Supplied material:
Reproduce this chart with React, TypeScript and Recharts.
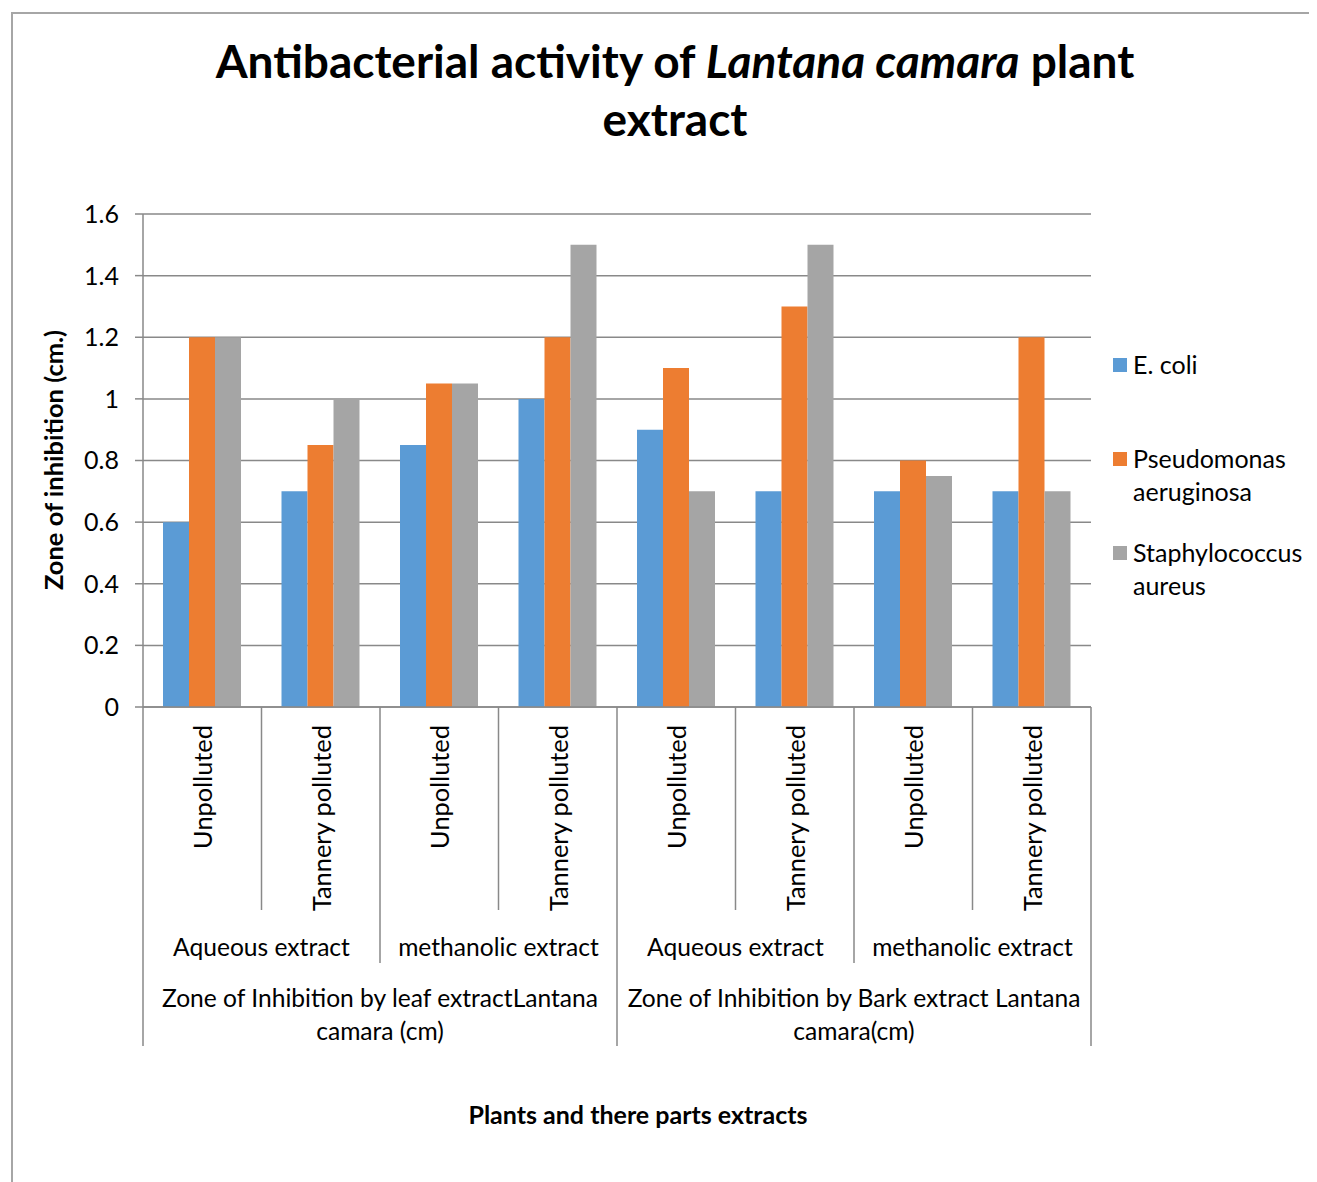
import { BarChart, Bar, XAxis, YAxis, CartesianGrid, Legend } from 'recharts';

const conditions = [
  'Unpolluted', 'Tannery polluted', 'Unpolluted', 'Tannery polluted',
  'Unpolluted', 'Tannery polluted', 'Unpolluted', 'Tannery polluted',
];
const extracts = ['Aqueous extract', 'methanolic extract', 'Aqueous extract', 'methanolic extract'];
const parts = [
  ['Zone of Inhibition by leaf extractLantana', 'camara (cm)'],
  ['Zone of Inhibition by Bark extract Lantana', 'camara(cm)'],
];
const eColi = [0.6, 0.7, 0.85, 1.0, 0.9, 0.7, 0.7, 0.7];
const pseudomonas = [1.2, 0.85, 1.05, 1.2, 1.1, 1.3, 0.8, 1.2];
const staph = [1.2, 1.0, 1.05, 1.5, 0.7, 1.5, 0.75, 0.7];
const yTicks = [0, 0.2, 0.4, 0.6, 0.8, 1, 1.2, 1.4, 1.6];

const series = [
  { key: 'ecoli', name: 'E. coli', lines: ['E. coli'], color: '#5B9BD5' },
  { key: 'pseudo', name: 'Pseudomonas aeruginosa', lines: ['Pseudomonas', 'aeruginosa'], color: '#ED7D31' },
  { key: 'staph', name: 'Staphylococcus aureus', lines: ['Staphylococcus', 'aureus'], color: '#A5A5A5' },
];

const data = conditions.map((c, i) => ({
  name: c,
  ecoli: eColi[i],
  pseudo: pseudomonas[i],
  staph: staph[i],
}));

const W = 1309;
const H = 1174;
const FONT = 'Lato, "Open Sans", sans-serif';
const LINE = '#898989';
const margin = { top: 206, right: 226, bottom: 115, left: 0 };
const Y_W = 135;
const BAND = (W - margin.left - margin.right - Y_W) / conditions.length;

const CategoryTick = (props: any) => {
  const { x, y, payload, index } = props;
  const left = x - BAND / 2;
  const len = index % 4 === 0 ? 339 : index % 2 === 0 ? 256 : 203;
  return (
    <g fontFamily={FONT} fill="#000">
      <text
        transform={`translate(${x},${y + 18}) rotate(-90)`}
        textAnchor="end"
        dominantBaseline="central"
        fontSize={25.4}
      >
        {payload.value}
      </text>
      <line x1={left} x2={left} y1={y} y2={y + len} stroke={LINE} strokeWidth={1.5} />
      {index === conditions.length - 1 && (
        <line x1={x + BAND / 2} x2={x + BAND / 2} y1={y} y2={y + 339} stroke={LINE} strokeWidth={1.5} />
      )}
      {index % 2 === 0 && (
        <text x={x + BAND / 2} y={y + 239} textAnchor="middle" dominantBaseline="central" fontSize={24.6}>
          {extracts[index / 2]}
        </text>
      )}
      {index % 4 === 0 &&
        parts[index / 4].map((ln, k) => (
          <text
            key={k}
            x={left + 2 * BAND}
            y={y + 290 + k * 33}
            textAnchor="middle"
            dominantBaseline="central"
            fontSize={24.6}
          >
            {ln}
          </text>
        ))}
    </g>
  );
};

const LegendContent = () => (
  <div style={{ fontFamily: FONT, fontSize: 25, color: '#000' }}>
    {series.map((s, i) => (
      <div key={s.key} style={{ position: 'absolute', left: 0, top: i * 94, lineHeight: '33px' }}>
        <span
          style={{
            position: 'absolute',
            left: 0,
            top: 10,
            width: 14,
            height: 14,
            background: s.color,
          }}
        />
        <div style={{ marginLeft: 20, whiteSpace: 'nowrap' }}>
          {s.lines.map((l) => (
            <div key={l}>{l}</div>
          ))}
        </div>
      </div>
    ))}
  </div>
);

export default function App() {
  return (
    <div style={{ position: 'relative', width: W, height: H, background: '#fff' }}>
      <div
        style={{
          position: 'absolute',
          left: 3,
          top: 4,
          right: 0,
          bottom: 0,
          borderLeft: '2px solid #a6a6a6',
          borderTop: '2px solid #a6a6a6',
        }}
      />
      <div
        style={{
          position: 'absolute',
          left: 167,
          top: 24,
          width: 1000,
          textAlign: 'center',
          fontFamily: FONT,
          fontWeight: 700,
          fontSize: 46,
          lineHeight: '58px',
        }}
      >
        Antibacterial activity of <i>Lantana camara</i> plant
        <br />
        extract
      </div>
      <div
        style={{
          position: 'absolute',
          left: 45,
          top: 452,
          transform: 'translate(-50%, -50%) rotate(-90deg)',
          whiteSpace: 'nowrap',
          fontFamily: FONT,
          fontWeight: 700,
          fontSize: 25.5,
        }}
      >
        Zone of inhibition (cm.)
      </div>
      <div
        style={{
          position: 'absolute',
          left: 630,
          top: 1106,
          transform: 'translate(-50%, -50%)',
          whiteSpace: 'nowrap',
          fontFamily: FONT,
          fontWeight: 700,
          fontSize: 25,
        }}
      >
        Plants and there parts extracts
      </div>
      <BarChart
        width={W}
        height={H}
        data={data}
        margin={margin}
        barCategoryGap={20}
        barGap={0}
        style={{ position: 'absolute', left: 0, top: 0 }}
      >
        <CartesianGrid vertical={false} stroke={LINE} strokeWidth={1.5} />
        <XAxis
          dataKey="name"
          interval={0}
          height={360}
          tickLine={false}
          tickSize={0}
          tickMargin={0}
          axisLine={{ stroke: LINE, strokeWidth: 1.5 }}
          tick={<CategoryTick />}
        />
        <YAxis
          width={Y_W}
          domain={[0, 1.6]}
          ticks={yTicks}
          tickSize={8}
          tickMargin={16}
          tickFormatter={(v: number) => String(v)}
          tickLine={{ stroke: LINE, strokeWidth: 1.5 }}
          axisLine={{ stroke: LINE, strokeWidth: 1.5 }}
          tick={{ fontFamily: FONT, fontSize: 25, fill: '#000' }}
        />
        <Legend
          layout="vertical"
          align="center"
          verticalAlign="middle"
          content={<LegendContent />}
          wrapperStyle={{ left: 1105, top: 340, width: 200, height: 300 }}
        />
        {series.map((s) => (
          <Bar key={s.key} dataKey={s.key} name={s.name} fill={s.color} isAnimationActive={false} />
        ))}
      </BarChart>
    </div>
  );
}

Task prompt:
Output a faithful copy of the data, with each picture left out.

Exercise answer:
Reproduce this chart with React, TypeScript and Recharts.
import { BarChart, Bar, XAxis, YAxis, CartesianGrid, Legend } from 'recharts';

const conditions = [
  'Unpolluted', 'Tannery polluted', 'Unpolluted', 'Tannery polluted',
  'Unpolluted', 'Tannery polluted', 'Unpolluted', 'Tannery polluted',
];
const extracts = ['Aqueous extract', 'methanolic extract', 'Aqueous extract', 'methanolic extract'];
const parts = [
  ['Zone of Inhibition by leaf extractLantana', 'camara (cm)'],
  ['Zone of Inhibition by Bark extract Lantana', 'camara(cm)'],
];
const eColi = [0.6, 0.7, 0.85, 1.0, 0.9, 0.7, 0.7, 0.7];
const pseudomonas = [1.2, 0.85, 1.05, 1.2, 1.1, 1.3, 0.8, 1.2];
const staph = [1.2, 1.0, 1.05, 1.5, 0.7, 1.5, 0.75, 0.7];
const yTicks = [0, 0.2, 0.4, 0.6, 0.8, 1, 1.2, 1.4, 1.6];

const series = [
  { key: 'ecoli', name: 'E. coli', lines: ['E. coli'], color: '#5B9BD5' },
  { key: 'pseudo', name: 'Pseudomonas aeruginosa', lines: ['Pseudomonas', 'aeruginosa'], color: '#ED7D31' },
  { key: 'staph', name: 'Staphylococcus aureus', lines: ['Staphylococcus', 'aureus'], color: '#A5A5A5' },
];

const data = conditions.map((c, i) => ({
  name: c,
  ecoli: eColi[i],
  pseudo: pseudomonas[i],
  staph: staph[i],
}));

const W = 1309;
const H = 1174;
const FONT = 'Lato, "Open Sans", sans-serif';
const LINE = '#898989';
const margin = { top: 206, right: 226, bottom: 115, left: 0 };
const Y_W = 135;
const BAND = (W - margin.left - margin.right - Y_W) / conditions.length;

const CategoryTick = (props: any) => {
  const { x, y, payload, index } = props;
  const left = x - BAND / 2;
  const len = index % 4 === 0 ? 339 : index % 2 === 0 ? 256 : 203;
  return (
    <g fontFamily={FONT} fill="#000">
      <text
        transform={`translate(${x},${y + 18}) rotate(-90)`}
        textAnchor="end"
        dominantBaseline="central"
        fontSize={25.4}
      >
        {payload.value}
      </text>
      <line x1={left} x2={left} y1={y} y2={y + len} stroke={LINE} strokeWidth={1.5} />
      {index === conditions.length - 1 && (
        <line x1={x + BAND / 2} x2={x + BAND / 2} y1={y} y2={y + 339} stroke={LINE} strokeWidth={1.5} />
      )}
      {index % 2 === 0 && (
        <text x={x + BAND / 2} y={y + 239} textAnchor="middle" dominantBaseline="central" fontSize={24.6}>
          {extracts[index / 2]}
        </text>
      )}
      {index % 4 === 0 &&
        parts[index / 4].map((ln, k) => (
          <text
            key={k}
            x={left + 2 * BAND}
            y={y + 290 + k * 33}
            textAnchor="middle"
            dominantBaseline="central"
            fontSize={24.6}
          >
            {ln}
          </text>
        ))}
    </g>
  );
};

const LegendContent = () => (
  <div style={{ fontFamily: FONT, fontSize: 25, color: '#000' }}>
    {series.map((s, i) => (
      <div key={s.key} style={{ position: 'absolute', left: 0, top: i * 94, lineHeight: '33px' }}>
        <span
          style={{
            position: 'absolute',
            left: 0,
            top: 10,
            width: 14,
            height: 14,
            background: s.color,
          }}
        />
        <div style={{ marginLeft: 20, whiteSpace: 'nowrap' }}>
          {s.lines.map((l) => (
            <div key={l}>{l}</div>
          ))}
        </div>
      </div>
    ))}
  </div>
);

export default function App() {
  return (
    <div style={{ position: 'relative', width: W, height: H, background: '#fff' }}>
      <div
        style={{
          position: 'absolute',
          left: 3,
          top: 4,
          right: 0,
          bottom: 0,
          borderLeft: '2px solid #a6a6a6',
          borderTop: '2px solid #a6a6a6',
        }}
      />
      <div
        style={{
          position: 'absolute',
          left: 167,
          top: 24,
          width: 1000,
          textAlign: 'center',
          fontFamily: FONT,
          fontWeight: 700,
          fontSize: 46,
          lineHeight: '58px',
        }}
      >
        Antibacterial activity of <i>Lantana camara</i> plant
        <br />
        extract
      </div>
      <div
        style={{
          position: 'absolute',
          left: 45,
          top: 452,
          transform: 'translate(-50%, -50%) rotate(-90deg)',
          whiteSpace: 'nowrap',
          fontFamily: FONT,
          fontWeight: 700,
          fontSize: 25.5,
        }}
      >
        Zone of inhibition (cm.)
      </div>
      <div
        style={{
          position: 'absolute',
          left: 630,
          top: 1106,
          transform: 'translate(-50%, -50%)',
          whiteSpace: 'nowrap',
          fontFamily: FONT,
          fontWeight: 700,
          fontSize: 25,
        }}
      >
        Plants and there parts extracts
      </div>
      <BarChart
        width={W}
        height={H}
        data={data}
        margin={margin}
        barCategoryGap={20}
        barGap={0}
        style={{ position: 'absolute', left: 0, top: 0 }}
      >
        <CartesianGrid vertical={false} stroke={LINE} strokeWidth={1.5} />
        <XAxis
          dataKey="name"
          interval={0}
          height={360}
          tickLine={false}
          tickSize={0}
          tickMargin={0}
          axisLine={{ stroke: LINE, strokeWidth: 1.5 }}
          tick={<CategoryTick />}
        />
        <YAxis
          width={Y_W}
          domain={[0, 1.6]}
          ticks={yTicks}
          tickSize={8}
          tickMargin={16}
          tickFormatter={(v: number) => String(v)}
          tickLine={{ stroke: LINE, strokeWidth: 1.5 }}
          axisLine={{ stroke: LINE, strokeWidth: 1.5 }}
          tick={{ fontFamily: FONT, fontSize: 25, fill: '#000' }}
        />
        <Legend
          layout="vertical"
          align="center"
          verticalAlign="middle"
          content={<LegendContent />}
          wrapperStyle={{ left: 1105, top: 340, width: 200, height: 300 }}
        />
        {series.map((s) => (
          <Bar key={s.key} dataKey={s.key} name={s.name} fill={s.color} isAnimationActive={false} />
        ))}
      </BarChart>
    </div>
  );
}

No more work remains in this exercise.